When gallery owner Susan (Amy Adams) receives a package from her ex-husband Edward (Jake Gyllenhaal) she’s surprised, as she hasn’t seen him for almost 20 years. It turns out to be the manuscript for his soon to be published novel, Nocturnal Animals.
She begins to read the book and discovers it is dedicated to her.
The film then cuts sharply into Edward’s narrative, where Tony, also played by Gyllenhaal, and his wife (Isla Fisher, looking very like Amy Adams) and daughter are taking a road-trip through a remote area of West Texas when they are run off the road by three red-necks.
What follows is a dark and twisting story of violence and revenge, which has disturbing parallels with Susan’s own story.
From the very first shot, Nocturnal Animals is uncomfortable and shocking to watch. The opening credits drew nervous titters from the audience in the cinema as the camera zooms in sharply on an obese woman’s breasts as she dances around, before panning brazenly downwards, then switching to a series of naked women, all dancing gratuitously, parading their bodies, challenging you to look away or grimace at their imperfections.
This display is soon revealed to be part of a new exhibition at Susan’s gallery, where she is hosting a launch event. As the camera follows her home, into a beautiful but minimalistic LA mansion, it’s clear her life is just as cold and empty as her house.
So when Edward’s manuscript arrives, she snatches at the opportunity to feel a connection to the man she once loved and has always felt guilty for leaving. To Susan, Edward represents a future she once wanted, when she was young and idealistic, before the material side of life caught up with her. She loved him for his sensitive nature and his creative aspirations, but as her own repressed Republican mother warns her, the qualities she loves about Edward now, she will come to hate. He’s weak, and she is sure he will never be enough for Susan.
This weak version of Edward is paralleled in his novel. When his family is victimised by three young men in the wilds of Texas, Tony can do nothing but try and appease them.

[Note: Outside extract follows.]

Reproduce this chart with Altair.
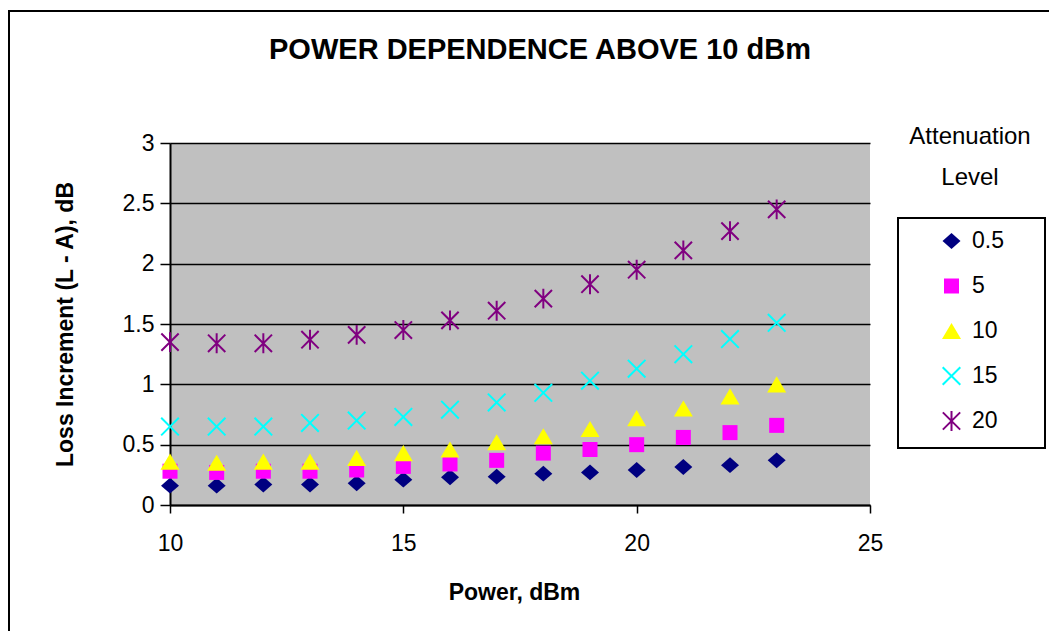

As the situation escalates, he still doesn’t take the chance to intervene, a fact which haunts him later in the story.
The scenes with Tony’s family are almost painful to watch. They aren’t particularly violent, and they aren’t gory. But the emotion and the sense of foreboding are visceral. It’s clear something is going to happen, as the young men, led by the sinister Ray (Aaron Taylor-Johnson) taunt them and refuse to let them leave the scene of the accident.
One of the strengths of this film is the sheer force of the acting. Aaron Taylor-Johnson perfectly captures the strutting red-neck Ray, who pretends to be a perfectly nice guy until the moment is right to strike. And Michael Shannon’s turn as the laconic Texas detective who helps Tony in the aftermath of the accident is also fantastic.
But the story keeps coming back to Susan, alone in her glass walled mansion as she reads the dark and frightening book her ex-husband has written for her. Each time Tony’s story reaches a crescendo, we cut to Susan, putting down the book as she wrestles with her emotions.
The film is shot beautifully in noir style and Ford litters the action with visual parallels. When Susan is in bed reading the novel, Tony lies on his bed worrying about his family. The shot cuts between each of them in the shower, absorbed by their own troubles. Susan walks past a painting on the wall of her house; look closer and it depicts Ray and his friend Lou, in a remote field with a shotgun. Even their postures give away the intricacies of their relationship: another story within a story.
Nocturnal Animals is one of the most uncomfortable cinematic experiences I’ve had for a long time; but that is the whole point. The film pushes its audience to confront their perception of the narrative: how would you react in such an extreme situation? Are you a good person? What does it mean to be strong?
The film is often outwardly simplistic: it’s full of clean shots, linear narrative and relationships quickly defined. A host of big name actors appear in one scene, providing a glimpse into Susan’s life, but never allowing us to get too close. It’s a powerful reflection of her character, disappointed with the privileged but meaningless life she lives and ultimately alone. Edward’s earlier words come back to haunt her: “If you love someone, you have to be careful with it. You might not get it again.”
Nocturnal Animals is a powerful piece of cinema that isn’t easy to enjoy, but it’s all the more memorable for it. It will stay with you long after the closing credits suddenly roll.